_MATERIAL_.
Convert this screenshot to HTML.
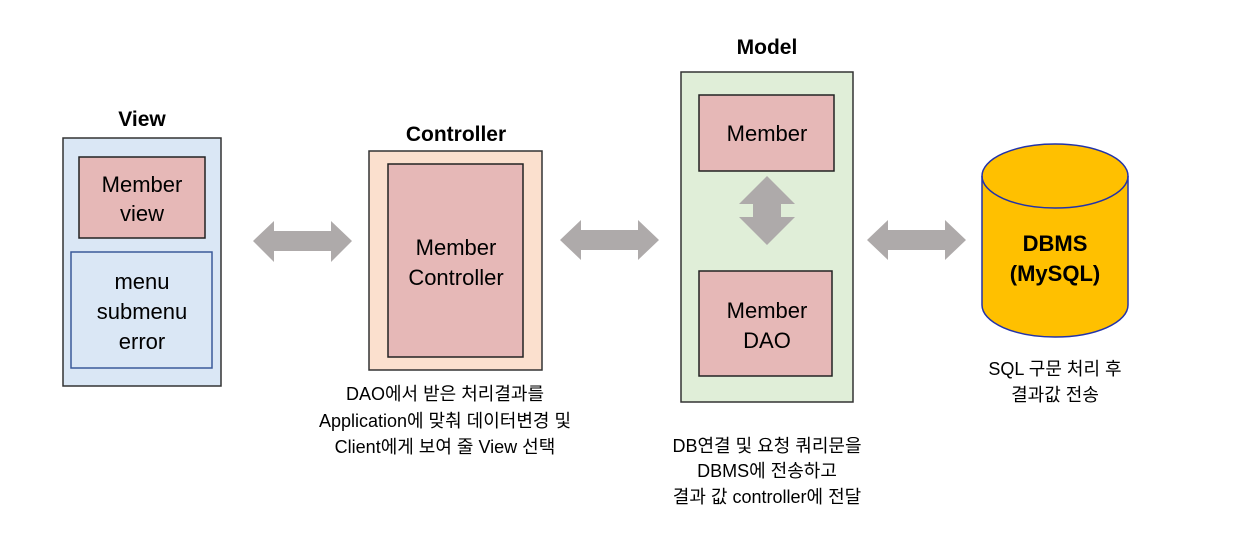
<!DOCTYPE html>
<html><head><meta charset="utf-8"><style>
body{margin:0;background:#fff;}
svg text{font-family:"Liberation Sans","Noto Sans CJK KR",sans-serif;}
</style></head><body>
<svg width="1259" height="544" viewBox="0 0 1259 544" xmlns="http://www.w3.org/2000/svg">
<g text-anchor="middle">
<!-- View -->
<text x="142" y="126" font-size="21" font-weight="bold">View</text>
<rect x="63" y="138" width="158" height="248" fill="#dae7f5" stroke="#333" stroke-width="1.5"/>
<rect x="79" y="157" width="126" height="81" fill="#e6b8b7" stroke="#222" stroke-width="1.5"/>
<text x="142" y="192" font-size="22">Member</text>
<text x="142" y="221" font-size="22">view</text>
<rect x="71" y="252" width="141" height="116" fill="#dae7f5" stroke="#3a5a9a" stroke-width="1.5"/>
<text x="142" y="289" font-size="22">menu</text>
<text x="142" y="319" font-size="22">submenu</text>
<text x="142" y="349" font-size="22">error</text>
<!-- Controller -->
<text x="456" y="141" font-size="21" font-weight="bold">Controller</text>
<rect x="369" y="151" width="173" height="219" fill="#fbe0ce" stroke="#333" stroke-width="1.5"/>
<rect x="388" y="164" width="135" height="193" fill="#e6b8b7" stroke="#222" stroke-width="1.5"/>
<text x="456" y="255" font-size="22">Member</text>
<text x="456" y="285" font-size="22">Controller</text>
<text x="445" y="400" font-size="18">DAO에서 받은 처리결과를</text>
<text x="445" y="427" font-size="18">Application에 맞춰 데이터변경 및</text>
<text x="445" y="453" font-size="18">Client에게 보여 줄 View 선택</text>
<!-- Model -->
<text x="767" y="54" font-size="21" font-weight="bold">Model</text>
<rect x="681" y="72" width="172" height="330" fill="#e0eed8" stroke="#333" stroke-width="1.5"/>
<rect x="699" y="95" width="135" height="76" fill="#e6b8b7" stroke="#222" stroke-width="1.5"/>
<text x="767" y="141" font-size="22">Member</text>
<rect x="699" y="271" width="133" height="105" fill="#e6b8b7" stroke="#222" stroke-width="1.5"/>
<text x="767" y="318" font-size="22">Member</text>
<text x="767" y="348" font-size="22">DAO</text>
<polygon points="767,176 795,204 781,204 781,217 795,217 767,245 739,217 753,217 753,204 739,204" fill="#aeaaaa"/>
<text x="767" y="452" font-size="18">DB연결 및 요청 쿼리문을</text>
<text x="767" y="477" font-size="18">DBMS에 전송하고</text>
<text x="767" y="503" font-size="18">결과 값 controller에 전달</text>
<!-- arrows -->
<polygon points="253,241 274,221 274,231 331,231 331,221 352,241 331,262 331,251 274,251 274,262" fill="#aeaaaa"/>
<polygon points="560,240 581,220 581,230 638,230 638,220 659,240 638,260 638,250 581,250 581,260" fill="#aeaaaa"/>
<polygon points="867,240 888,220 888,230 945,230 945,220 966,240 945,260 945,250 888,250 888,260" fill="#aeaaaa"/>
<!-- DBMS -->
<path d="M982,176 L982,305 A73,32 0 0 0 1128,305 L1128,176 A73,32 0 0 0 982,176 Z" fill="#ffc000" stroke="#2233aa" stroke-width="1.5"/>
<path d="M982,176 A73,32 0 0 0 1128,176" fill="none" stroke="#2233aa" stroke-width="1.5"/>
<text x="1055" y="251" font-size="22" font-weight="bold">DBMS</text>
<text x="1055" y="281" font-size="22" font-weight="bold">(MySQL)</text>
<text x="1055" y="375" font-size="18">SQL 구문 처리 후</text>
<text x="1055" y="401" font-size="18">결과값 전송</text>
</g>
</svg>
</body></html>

_TASK TO COMPLETE_. Leave out the pictures and give the listing above again exactly.

_THE ANSWER_.
Convert this screenshot to HTML.
<!DOCTYPE html>
<html><head><meta charset="utf-8"><style>
body{margin:0;background:#fff;}
svg text{font-family:"Liberation Sans","Noto Sans CJK KR",sans-serif;}
</style></head><body>
<svg width="1259" height="544" viewBox="0 0 1259 544" xmlns="http://www.w3.org/2000/svg">
<g text-anchor="middle">
<!-- View -->
<text x="142" y="126" font-size="21" font-weight="bold">View</text>
<rect x="63" y="138" width="158" height="248" fill="#dae7f5" stroke="#333" stroke-width="1.5"/>
<rect x="79" y="157" width="126" height="81" fill="#e6b8b7" stroke="#222" stroke-width="1.5"/>
<text x="142" y="192" font-size="22">Member</text>
<text x="142" y="221" font-size="22">view</text>
<rect x="71" y="252" width="141" height="116" fill="#dae7f5" stroke="#3a5a9a" stroke-width="1.5"/>
<text x="142" y="289" font-size="22">menu</text>
<text x="142" y="319" font-size="22">submenu</text>
<text x="142" y="349" font-size="22">error</text>
<!-- Controller -->
<text x="456" y="141" font-size="21" font-weight="bold">Controller</text>
<rect x="369" y="151" width="173" height="219" fill="#fbe0ce" stroke="#333" stroke-width="1.5"/>
<rect x="388" y="164" width="135" height="193" fill="#e6b8b7" stroke="#222" stroke-width="1.5"/>
<text x="456" y="255" font-size="22">Member</text>
<text x="456" y="285" font-size="22">Controller</text>
<text x="445" y="400" font-size="18">DAO에서 받은 처리결과를</text>
<text x="445" y="427" font-size="18">Application에 맞춰 데이터변경 및</text>
<text x="445" y="453" font-size="18">Client에게 보여 줄 View 선택</text>
<!-- Model -->
<text x="767" y="54" font-size="21" font-weight="bold">Model</text>
<rect x="681" y="72" width="172" height="330" fill="#e0eed8" stroke="#333" stroke-width="1.5"/>
<rect x="699" y="95" width="135" height="76" fill="#e6b8b7" stroke="#222" stroke-width="1.5"/>
<text x="767" y="141" font-size="22">Member</text>
<rect x="699" y="271" width="133" height="105" fill="#e6b8b7" stroke="#222" stroke-width="1.5"/>
<text x="767" y="318" font-size="22">Member</text>
<text x="767" y="348" font-size="22">DAO</text>
<polygon points="767,176 795,204 781,204 781,217 795,217 767,245 739,217 753,217 753,204 739,204" fill="#aeaaaa"/>
<text x="767" y="452" font-size="18">DB연결 및 요청 쿼리문을</text>
<text x="767" y="477" font-size="18">DBMS에 전송하고</text>
<text x="767" y="503" font-size="18">결과 값 controller에 전달</text>
<!-- arrows -->
<polygon points="253,241 274,221 274,231 331,231 331,221 352,241 331,262 331,251 274,251 274,262" fill="#aeaaaa"/>
<polygon points="560,240 581,220 581,230 638,230 638,220 659,240 638,260 638,250 581,250 581,260" fill="#aeaaaa"/>
<polygon points="867,240 888,220 888,230 945,230 945,220 966,240 945,260 945,250 888,250 888,260" fill="#aeaaaa"/>
<!-- DBMS -->
<path d="M982,176 L982,305 A73,32 0 0 0 1128,305 L1128,176 A73,32 0 0 0 982,176 Z" fill="#ffc000" stroke="#2233aa" stroke-width="1.5"/>
<path d="M982,176 A73,32 0 0 0 1128,176" fill="none" stroke="#2233aa" stroke-width="1.5"/>
<text x="1055" y="251" font-size="22" font-weight="bold">DBMS</text>
<text x="1055" y="281" font-size="22" font-weight="bold">(MySQL)</text>
<text x="1055" y="375" font-size="18">SQL 구문 처리 후</text>
<text x="1055" y="401" font-size="18">결과값 전송</text>
</g>
</svg>
</body></html>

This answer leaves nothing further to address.